Nonetheless, multiple SMRs have economic features that make them competitive with large NPPs under different perspectives than mere profitability. Multiple SMRs offer financial benefits that encompass intrinsic investment modularity. Investment modularity and scalability are intrinsic features of multiple SMRs that allow adaptation of the investment program to the electricity and financial market evolution. Current projected schedules of SMRs are in the range of four years for the first-of-a-kind (FOAK) and down to two years for a n-th-of-a-kind (NOAK), in some designs. This shorter construction time is due mainly to smaller size, simpler design, increased modularization, higher degree of factory fabrication and series fabrication of components.

The shorter construction schedule and the smaller output size make SMRs more readily adaptable to market conditions, both temporally and spatially. The shorter lead times and the plant capacity allow to split the investment in a closer proximity to the market evolution: if not needed, the construction of an additional SMR unit can be avoided whereas a monolithic LR investment may result in an unexpected overcapacity installed. Whereas market conditions are highly uncertain, the SMR modularity translates in adaptability; the investment flexibility in the plant deployment has an associated economic value, which is caught by real option analysis. It is demonstrated that this economic value is positive and accounts for the possibility of avoiding financial losses in market downturn and reaping early revenues in favourable market conditions. The chance to better cope with the probability of a change in the economic environment reduces the gap of competitiveness between LRs and SMRs (Locatelli et al., 2012).

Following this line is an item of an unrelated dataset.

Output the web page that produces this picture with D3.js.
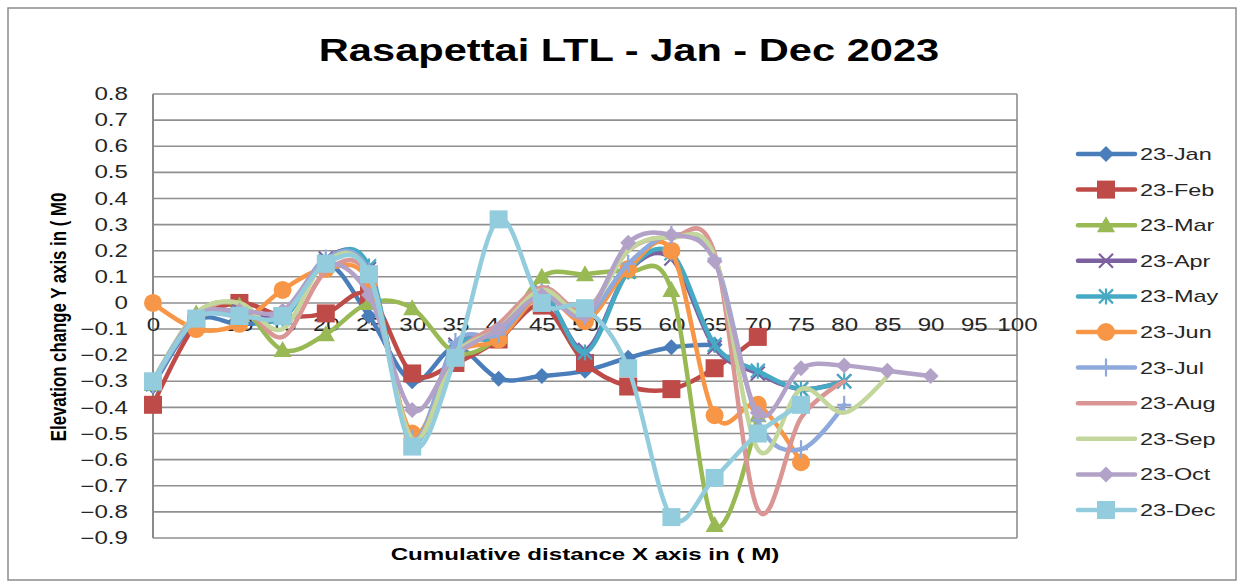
<!DOCTYPE html>
<html><head><meta charset="utf-8">
<script src="https://cdn.jsdelivr.net/npm/d3@7"></script>
<style>html,body{margin:0;padding:0;background:#fff;}svg{display:block;}</style>
</head><body>
<svg id="c" width="1242" height="587"></svg>
<script>
const distances = [0,5,10,15,20,25,30,35,40,45,50,55,60,65,70,75,80,85,90];
const xTicks = [0,5,10,15,20,25,30,35,40,45,50,55,60,65,70,75,80,85,90,95,100];
const yTicks = [0.8,0.7,0.6,0.5,0.4,0.3,0.2,0.1,0,-0.1,-0.2,-0.3,-0.4,-0.5,-0.6,-0.7,-0.8,-0.9];
const seriesNames = ["23-Jan","23-Feb","23-Mar","23-Apr","23-May","23-Jun","23-Jul","23-Aug","23-Sep","23-Oct","23-Dec"];
const jan = [-0.32,-0.07,-0.08,-0.05,0.15,-0.05,-0.30,-0.17,-0.29,-0.28,-0.26,-0.21,-0.17,-0.16];
const feb = [-0.39,-0.08,0.00,-0.05,-0.04,0.03,-0.27,-0.23,-0.14,-0.01,-0.23,-0.32,-0.33,-0.25,-0.13];
const mar = [-0.31,-0.04,-0.01,-0.18,-0.12,0.00,-0.02,-0.19,-0.13,0.10,0.11,0.12,0.05,-0.85,-0.43];
const apr = [-0.31,-0.06,-0.03,-0.05,0.17,0.13,-0.52,-0.16,-0.13,0.03,-0.18,0.12,0.17,-0.17,-0.27,-0.33,-0.30];
const may = [-0.31,-0.06,-0.04,-0.06,0.16,0.14,-0.53,-0.17,-0.13,0.04,-0.19,0.12,0.19,-0.16,-0.26,-0.33,-0.30];
const jun = [0.00,-0.10,-0.08,0.05,0.13,0.08,-0.50,-0.20,-0.14,0.03,-0.07,0.13,0.20,-0.43,-0.39,-0.61];
const jul = [-0.31,-0.06,-0.05,-0.05,0.17,0.12,-0.52,-0.15,-0.12,0.04,-0.05,0.15,0.26,0.17,-0.45,-0.56,-0.39];
const aug = [-0.30,-0.05,0.00,-0.13,0.12,0.10,-0.52,-0.20,-0.08,0.06,-0.03,0.20,0.25,0.19,-0.79,-0.44,-0.30];
const sep = [-0.30,-0.04,0.00,-0.10,0.16,0.11,-0.52,-0.20,-0.10,0.05,-0.04,0.20,0.25,0.18,-0.56,-0.33,-0.42,-0.28];
const oct = [-0.30,-0.05,-0.03,-0.03,0.15,0.03,-0.41,-0.20,-0.10,0.03,-0.05,0.23,0.26,0.16,-0.42,-0.25,-0.24,-0.26,-0.28];
const dec = [-0.30,-0.06,-0.05,-0.05,0.15,0.11,-0.55,-0.21,0.32,0.00,-0.02,-0.25,-0.82,-0.67,-0.50,-0.39];

const seriesValues = [jan,feb,mar,apr,may,jun,jul,aug,sep,oct,dec];
const colors = ["#4A7EBB","#BE4B48","#98B954","#7D60A0","#46AAC5","#F79646","#8EA9DB","#D99694","#C3D69B","#B3A2C7","#93CDDD"];
const markers = ["diamond","square","triangle","x","star","circle","plus","none","none","diamond","square"];

const svg = d3.select("#c");
const font = "'Liberation Sans', Arial, sans-serif";
const K = 1.38; // horizontal stretch of the reference text

// outer border
svg.append("rect").attr("x",8).attr("y",8).attr("width",1228).attr("height",572)
  .attr("fill","none").attr("stroke","#8c8c8c").attr("stroke-width",1.5);

const x = d3.scaleLinear().domain([0,100]).range([153,1017]);
const y = d3.scaleLinear().domain([-0.9,0.8]).range([538,94]);

// gridlines
svg.append("g").selectAll("line").data(yTicks).join("line")
  .attr("x1",x(0)).attr("x2",x(100)).attr("y1",d=>y(d)).attr("y2",d=>y(d))
  .attr("stroke","#8f8f8f").attr("stroke-width",1.6);
svg.append("line").attr("x1",x(100)).attr("x2",x(100)).attr("y1",y(0.8)).attr("y2",y(-0.9))
  .attr("stroke","#8f8f8f").attr("stroke-width",1.6);
svg.append("line").attr("x1",x(0)).attr("x2",x(0)).attr("y1",y(0.8)).attr("y2",y(-0.9))
  .attr("stroke","#8a8a8a").attr("stroke-width",2);

// y tick labels
const yAxis = d3.axisLeft(y).tickValues(yTicks).tickSize(0).tickPadding(25)
  .tickFormat(d=> d===0 ? "0" : d3.format(".1f")(d));
const gy = svg.append("g").attr("transform",`translate(${x(0)},0)`).call(yAxis);
gy.select(".domain").remove();
gy.selectAll("text").attr("font-family",font).attr("font-size",17.5).attr("fill","#262626")
  .attr("x",-25/K).attr("transform",`scale(${K},1)`);

// x tick labels (axis crossing at 0)
const xAxis = d3.axisBottom(x).tickValues(xTicks).tickSize(0).tickPadding(16).tickFormat(d3.format("d"));
const gx = svg.append("g").attr("transform",`translate(0,${y(0)})`).call(xAxis);
gx.select(".domain").remove();
gx.selectAll("text").attr("font-family",font).attr("font-size",17.5).attr("fill","#262626")
  .attr("transform",`scale(${K},1)`);

// titles
svg.append("text").attr("transform","translate(629,61) scale(1.3,1)").attr("text-anchor","middle")
  .attr("font-family",font).attr("font-weight","bold").attr("font-size",32).attr("fill","#000")
  .text("Rasapettai LTL - Jan - Dec 2023");
svg.append("text").attr("transform","translate(66,317) rotate(-90) scale(1,1.3)").attr("text-anchor","middle")
  .attr("font-family",font).attr("font-weight","bold").attr("font-size",16.8).attr("fill","#000")
  .text("Elevation change Y axis in ( M0");
svg.append("text").attr("transform","translate(585,560) scale(1.42,1)").attr("text-anchor","middle")
  .attr("font-family",font).attr("font-weight","bold").attr("font-size",17).attr("fill","#000")
  .text("Cumulative distance X axis in ( M)");

function drawMarker(g, type, cx, cy, color){
  if(type==="diamond"){
    g.append("path").attr("d",`M${cx},${cy-8}L${cx+8},${cy}L${cx},${cy+8}L${cx-8},${cy}Z`).attr("fill",color);
  } else if(type==="square"){
    g.append("rect").attr("x",cx-9).attr("y",cy-9).attr("width",18).attr("height",18).attr("fill",color);
  } else if(type==="triangle"){
    g.append("path").attr("d",`M${cx},${cy-9}L${cx+9},${cy+7}L${cx-9},${cy+7}Z`).attr("fill",color);
  } else if(type==="circle"){
    g.append("circle").attr("cx",cx).attr("cy",cy).attr("r",9).attr("fill",color);
  } else if(type==="x"){
    g.append("path").attr("d",`M${cx-7},${cy-7}L${cx+7},${cy+7}M${cx-7},${cy+7}L${cx+7},${cy-7}`).attr("stroke",color).attr("stroke-width",2.2);
  } else if(type==="star"){
    g.append("path").attr("d",`M${cx-7},${cy-7}L${cx+7},${cy+7}M${cx-7},${cy+7}L${cx+7},${cy-7}M${cx},${cy-8}L${cx},${cy+8}`).attr("stroke",color).attr("stroke-width",2.2);
  } else if(type==="plus"){
    g.append("path").attr("d",`M${cx},${cy-9}L${cx},${cy+9}M${cx-7},${cy}L${cx+7},${cy}`).attr("stroke",color).attr("stroke-width",2.2);
  }
}

const line = d3.line().x(d=>x(d[0])).y(d=>y(d[1])).curve(d3.curveCardinal.tension(0));
const plot = svg.append("g");
seriesValues.forEach((vals,i)=>{
  const pts = vals.map((v,j)=>[distances[j],v]);
  const g = plot.append("g");
  g.append("path").attr("d",line(pts)).attr("fill","none").attr("stroke",colors[i])
    .attr("stroke-width",4.5).attr("stroke-linejoin","round").attr("stroke-linecap","round");
  pts.forEach(p=>drawMarker(g, markers[i], x(p[0]), y(p[1]), colors[i]));
});

// legend
const leg = svg.append("g");
seriesNames.forEach((n,i)=>{
  const ly = 154 + i*35.6;
  const g = leg.append("g");
  g.append("line").attr("x1",1078).attr("x2",1135).attr("y1",ly).attr("y2",ly)
    .attr("stroke",colors[i]).attr("stroke-width",4.5).attr("stroke-linecap","round");
  drawMarker(g, markers[i], 1106, ly, colors[i]);
  g.append("text").attr("transform",`translate(1140,${ly+6}) scale(${K},1)`).attr("font-family",font).attr("font-size",17)
    .attr("fill","#262626").text(n);
});
</script>
</body></html>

A short construction schedule limits the financial cost escalation during the construction period. During construction, when no revenues allow the capital repayment, financial interests are compound over a growing invested capital base, increasing exponentially. This is the reason why, assuming the same total overnight construction cost as large units, multiple SMR projects pay lower IDC than LR projects (Carelli et al., 2007b; Boarin et al., 2012).

Shorter PBT of each SMR unit allows to get a cash in-flow from the sale of power generated by early units. Average outstanding capital exposure may be relieved by suitable staggered deployment of successive units, and cash flow from early units may be employed to finance the construction of later units on the site. This capability to self-generate the sources of financing is not available to a single large NPP project
and is a valuable option to limit up-front capital requirements: the relevant share of total capital investment cost may be provided by self-financing (Figures 10.15 and 10.16).

SMRs’ investment scalability is a key value driver: by staggering the investment effort over time, the average capital-at risk and IDCs are decreased. Cash out-flow profile during the construction phase is smoother for SMRs (Figure 10.17). These features make of SMRs an affordable investment option by investors with financial constraints, despite the conservative assumption of higher total capital investment cost.